Li, em Wesley C. Salmon, do Curso Moderno de Filosofia, na Universidade Brown, que, na Antiga China, considerava-se que o eclipse era causado por um dragão, desejoso de devorar a Lua. E os inventores da pólvora e dos fogos de artifício divulgaram que o tal dragão, lançador de chamas pela enorme boca, só temeria quem tivesse fogo como ele. Assim, os chineses compravam fogos de artifício para afugentar o monstruoso animal ameaçador. Como tantas outras inúmeras superstições, essas tentativas logravam êxito. Jogavam os fogos e, depois deles, o eclipse passava. Achavam que, desse modo, teriam afugentado o dragão. Obviamente, não existia esse temeroso animal; nem o seu desproporcional desejo de devorar a Lua, tampouco, relação causal entre os fogos de artifício e o fim do eclipse lunar.
Essa história muito me ajudou, como professor de Lógica, para ensinar aos alunos sobre a falácia causal do post hoc, ergo propter hoc, ou do enganoso e errado princípio do “depois disso, logo por causa disso”. Ora, logicamente, nenhuma relação causal existiria entre os fogos usados e o fim do eclipse lunar. Também, em algum momento, a Lua teria se mexido porque se sentiu ameaçada pelo suposto Dragão, nem o inexistente Dragão fugiu, apavorado pelos fogos de artifício. Crendices falaciosas como essa são praticadas, ainda hoje, no mundo das curas milagrosas, a troco de alguns reais…
Os sábios egípcios de antigamente, senhores de misteriosos conhecimentos, para a famosa mumificação dos faraós e para a construção de elevadas pirâmides, com fácil manejo de pesadíssimas pedras, respeitavam, hierarquicamente, seus sacerdotes, senhores da previsão de eclipses e, sobretudo porque, durante o eclipse solar total, aproveitavam do fenômeno para transformá-lo de natural em sobrenatural, já que atribuíam poderes divinos ao Sol, que estaria irritado pela impiedade pecaminosa dos fiéis. Então, tais sacerdotes egípcios, astuciosamente, reuniam multidões, prostradas no chão e eles em tapetes, para orarem ao Sol, rogando que ele não desaparecesse… Terminado o eclipse, os sacerdotes entravam no interior dos seus palácios, carregando consigo cestas e cestas de moedas de ouro, como dízimo pago pelo povo pela “graça” alcançada. E o povo, aliviado do pavoroso medo, voltava ao servil trabalho da colheita de trigo ou da plantação de papiros, às margens do Nilo.
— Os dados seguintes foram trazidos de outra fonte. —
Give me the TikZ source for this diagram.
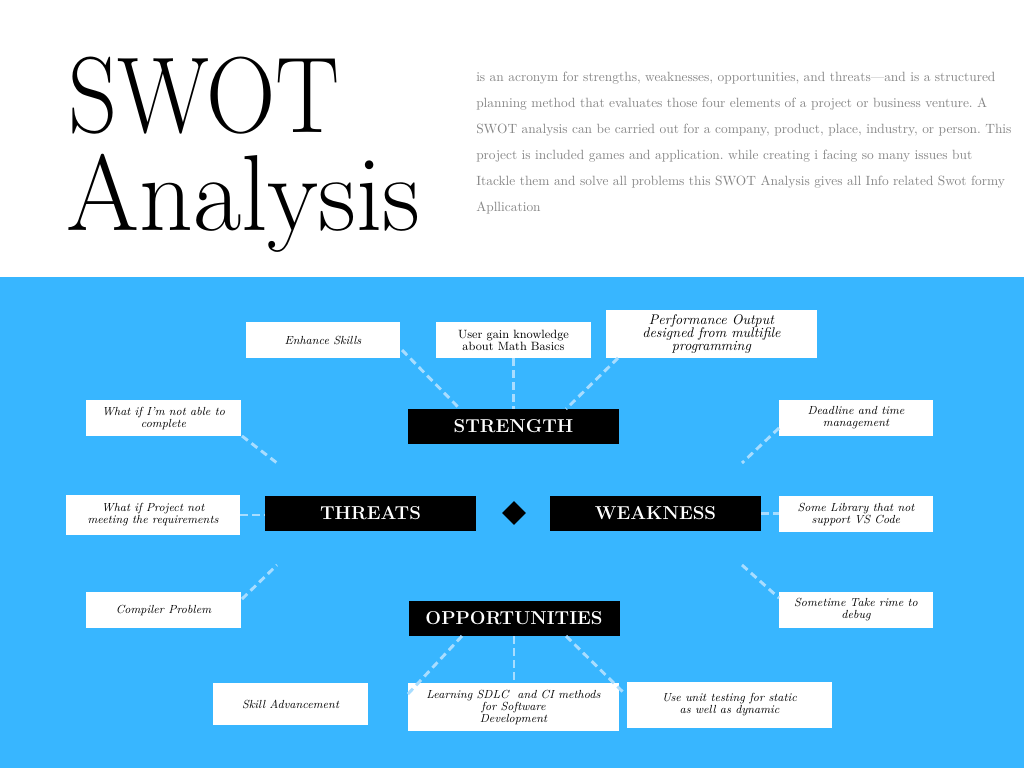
\documentclass[tikz,border=0pt]{standalone}
\usetikzlibrary{shapes.geometric}
\definecolor{skyblue}{HTML}{38B6FF}
\definecolor{dashblue}{HTML}{A8DDFF}
\definecolor{descgray}{HTML}{858585}
\begin{document}
\begin{tikzpicture}[x=0.75pt,y=-0.75pt,
  blackbox/.style={fill=black,text=white,inner sep=0pt,minimum width={211*0.75pt},minimum height={35*0.75pt},font=\bfseries\fontsize{14pt}{14pt}\selectfont},
  whitebox/.style={fill=white,inner sep=0pt,align=center,font=\itshape\fontsize{8.8pt}{9pt}\selectfont},
  conn/.style={draw=dashblue,line width=2.2pt,dash pattern=on 5.5pt off 3.5pt}]
\useasboundingbox (0,0) rectangle (1024,768);
\fill[white] (0,0) rectangle (1024,277);
\fill[skyblue] (0,277) rectangle (1024,768);

% title
\node[anchor=base west,inner sep=0pt] (t_swot) at (68,132) {\fontsize{81pt}{81pt}\selectfont\scalebox{0.89}[1]{SWOT}};
\node[anchor=base west,inner sep=0pt] (t_anal) at (66,230) {\fontsize{81pt}{81pt}\selectfont\scalebox{0.975}[1]{Analysis}};

% description
\node[anchor=north west,inner sep=0pt,align=left,text=descgray,font=\frenchspacing\fontsize{10.05pt}{19.5pt}\selectfont] (desc) at (476,72) {%
is an acronym for strengths, weaknesses, opportunities, and threats---and is a structured\\
planning method that evaluates those four elements of a project or business venture. A\\
SWOT analysis can be carried out for a company, product, place, industry, or person. This\\
project is included games and application. while creating i facing so many issues but\\
Itackle them and solve all problems this SWOT Analysis gives all Info related Swot formy\\
Apllication};

% main boxes
\node[blackbox] (st) at (513.5,426.5) {STRENGTH};
\node[blackbox] (th) at (370.5,513.5) {THREATS};
\node[blackbox] (wk) at (655.5,513.5) {WEAKNESS};
\node[blackbox] (op) at (514,618.5) {OPPORTUNITIES};
\node[diamond,fill=black,inner sep=0pt,minimum size={24*0.75pt}] (dm) at (514,513) {};

% white boxes
\node[whitebox,minimum width={154*0.75pt},minimum height={36*0.75pt}] (es) at (323,340) {Enhance Skills};
\node[whitebox,minimum width={155*0.75pt},minimum height={36*0.75pt},font=\fontsize{9pt}{9pt}\selectfont] (ug) at (513.5,340) {User gain knowledge\\about Math Basics};
\node[whitebox,minimum width={211*0.75pt},minimum height={48*0.75pt},font=\itshape\fontsize{10.5pt}{10pt}\selectfont] (po) at (711.5,334) {Performance Output\\designed from multifile\\programming};
\node[whitebox,minimum width={155*0.75pt},minimum height={36*0.75pt}] (t1) at (163.5,418) {What if I'm not able to\\complete};
\node[whitebox,minimum width={174*0.75pt},minimum height={40*0.75pt}] (t2) at (153,515) {What if Project not\\meeting the requirements};
\node[whitebox,minimum width={155*0.75pt},minimum height={36*0.75pt}] (t3) at (163.5,610) {Compiler Problem};
\node[whitebox,minimum width={154*0.75pt},minimum height={36*0.75pt}] (w1) at (856,418) {Deadline and time\\management};
\node[whitebox,minimum width={154*0.75pt},minimum height={36*0.75pt}] (w2) at (856,514) {Some Library that not\\support VS Code};
\node[whitebox,minimum width={154*0.75pt},minimum height={36*0.75pt}] (w3) at (856,610) {Sometime Take rime to\\debug};
\node[whitebox,minimum width={155*0.75pt},minimum height={42*0.75pt}] (o1) at (290.5,704) {Skill Advancement};
\node[whitebox,minimum width={211*0.75pt},minimum height={48*0.75pt}] (o2) at (513.5,707) {Learning SDLC\ \ and CI methods\\for Software\\Development};
\node[whitebox,minimum width={205*0.75pt},minimum height={46*0.75pt}] (o3) at (729.5,705) {Use unit testing for static\\as well as dynamic};

% free ends of connectors
\coordinate (c1a) at (402,350); \coordinate (c1b) at (460,409);
\coordinate (c3a) at (618,358); \coordinate (c3b) at (566,409);
\coordinate (c4a) at (242,436); \coordinate (c4b) at (277,463);
\coordinate (c6a) at (242,599); \coordinate (c6b) at (277,565);
\coordinate (c7a) at (779,428); \coordinate (c7b) at (742,463);
\coordinate (c9a) at (742,565); \coordinate (c9b) at (779,598);
\coordinate (c10a) at (462,636); \coordinate (c10b) at (407,695);
\coordinate (c12a) at (566,636); \coordinate (c12b) at (625,694);

% connectors
\draw[conn] (c1a) -- (c1b);
\draw[conn] (ug.south) -- (st.north);
\draw[conn] (c3a) -- (c3b);
\draw[conn] (c4a) -- (c4b);
\draw[conn] (t2.east) -- (t2.east -| th.west);
\draw[conn] (c6a) -- (c6b);
\draw[conn] (c7a) -- (c7b);
\draw[conn] (wk.east) -- (wk.east -| w2.west);
\draw[conn] (c9a) -- (c9b);
\draw[conn] (c10a) -- (c10b);
\draw[conn] (op.south) -- (op.south |- o2.north);
\draw[conn] (c12a) -- (c12b);
\end{tikzpicture}
\end{document}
Ou talvez para carregar pesadas lápides para esculpirem obeliscos ou, como se fossem tijolos, para a construção de altíssimas pirâmides, simplesmente para servirem como túmulos dos faraós.
Citações semelhantes se encontram no Antigo Testamento, quando condutores do povo, durante o eclipse, dirigem-se aos astros para que eles não saiam das funções a que foram criados: “Sol, detém-te sobre Gibeão, e tu, ó Lua, sobre o vale de Ajalon. (…) E, de fato, o Sol parou no zênite e não se moveu durante quase um dia inteiro”. Interpreta-se que o eclipse significou que a Lua e o Sol tivessem parado e não tivessem apenas passado um pelo outro.
Quando criança, ouvi contar que tudo isso seria sinais do fim do mundo, tal visão apocalíptica nos fazia medo. E ainda hoje, há quem se atemorize com o eclipse, alegando que evita vê-lo para não cegar… Depois desse de agora, conversei com intelectuais que preferiram dormir, durante a tarde do dia 13 de outubro; e os não intelectuais disseram-me que preferiram preparar sopa, macaxeira e jabá para o jantar. Confesso, não tive medo, mas me protegi da imponência do Sol com a lente de Cabilo, atrás da minha casa, à margem direita do rio Paraíba, levando a isso filhas, netas e netos. Poderia ter perguntado aos meus pais como Pilar se comportou durante o eclipse que aconteceu anos antes de eu nascer. Mas, lamento que todos nós conversamos pouco com nossos pais, sobre essas coisas, o que se torna impossível depois de eles morrerem… Eclipse traduz também desaparecimento, e é assim que tal fenômeno terminou: o eclipse total do tão esperado e mirado eclipse solar anular.